Either way, whether it’s early memory or ill usage, righteousness now has the whiff of pusillanimous piety. It doesn’t venture far from church. It’s a dressed-up-Sunday-word that lacks the parts to walk the weekday streets. Instead it struts about carpeted sanctuaries waiting out the workweek to again be employed by some dominical-fist-on-pulpit. Or fired off like a rubber bullet from a moralizing six-point text.

And it’s something of a rank spectre. I mean it gets in vents in the foyers, in the curtains covering the lancet windows, in the choir gowns, and it all smells a bit funky like a mix of Lemon Pledge and Old Spice.

And it loves hiding under the kneelers waiting upon the wandering mind to recount a libidinous thought. For it is especially adept at making bawdy what is naturally beautiful, lewd what is loving.

So I’m not sure it’s worth resurrecting righteousness. Except, here in this song (Psalm), righteousness gets some redemption: before it seemingly gets all lofty, righteousness makes a pass at peace, makes out, gets concupiscently down with peace—and truth is the progeny.

This I dig. I can imagine righteousness as a far different sort of rain cloud here, raining down, watering truth and nourishing mercy and peace. And in this kind of buzzing blooming garden, righteousness is righteous.

6 Comments

  1. Thank you for your reflection, Steven.
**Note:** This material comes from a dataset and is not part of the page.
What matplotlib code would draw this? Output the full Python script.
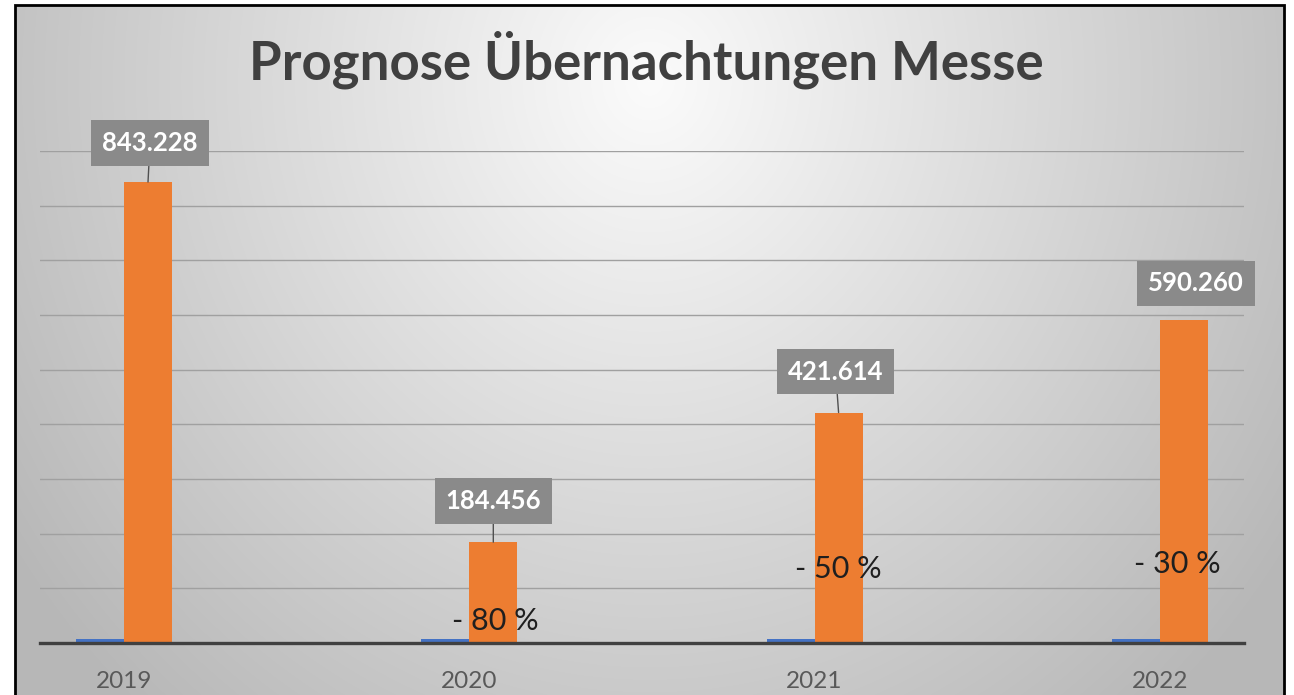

I totally agree with you – righteousness has taken on a connotation that is outright stinky, for good reason. Sometimes I wonder if I bring my own baggage to this word, since it is so closely tied to ‘religion’. James reminds us that in fact “Pure and genuine religion …means caring for orphans and widows in their distress” and this turns our cultural idea of righteousness on its head – it is in fact a goodness that gets in the ditches and heals.

  2. Wow Stephen — does this strike a chord:
    “I don’t sit well with righteousness. Righteousness is a cloud that rains guilt. Maybe it’s Sunday morning fundie-memories. Or maybe it’s because it’s been plied as an adjective or adverb too long. We’ve all been righteously indignant. Happens to me daily. Righteous umbrage comes on in a flash, I bristle beneath it; then it passes, leaving me feeling spilled on and slightly embarrassed.”

    This type of (self-)righteousness describes many of my early experiences, experiences that led a very dear friend to turn rebellious. Unfortunately, this rebellion led to a path of self destruction. The relatives and church members were quick to judge, and then they turned away instead of helping a soon-to-be life-long alcoholic. This person, my age, just died a few days ago from liver failure.

    But the concept of Mercy, of the type of religion that is described in James and reiterated by Gabriela — now that is indeed a fine vision of righteousness and peace uniting, kissing. We desperately need people to “get in the ditches”, to care, to show empathy. Or at least to start yelling that all is not O.K. any longer.

    In the U.S.right now, the petty squabling in the Capitol is turning my stomach, as thousands of people die of hunger in East Africa. Our leaders are silent on this but quick to judge each other. People go on with their lives trying not to pay attention to either the problems at home or on the “dark continent”. I find this all to be such a sad statement of what we have become.

  3. Hey Steve – I wish you had written this last week. I preached on righteousness, from something the fourth Hebrew poet said. Specifically, he addresses God as “God of my righteousness.” (Some translations have “my righteous God” but the first is more precise). I thought about the temerity of thinking that I had any. My righteousness! And the fear on the other hand of what it meant if it’s true. My righteousness! God, Let it rain!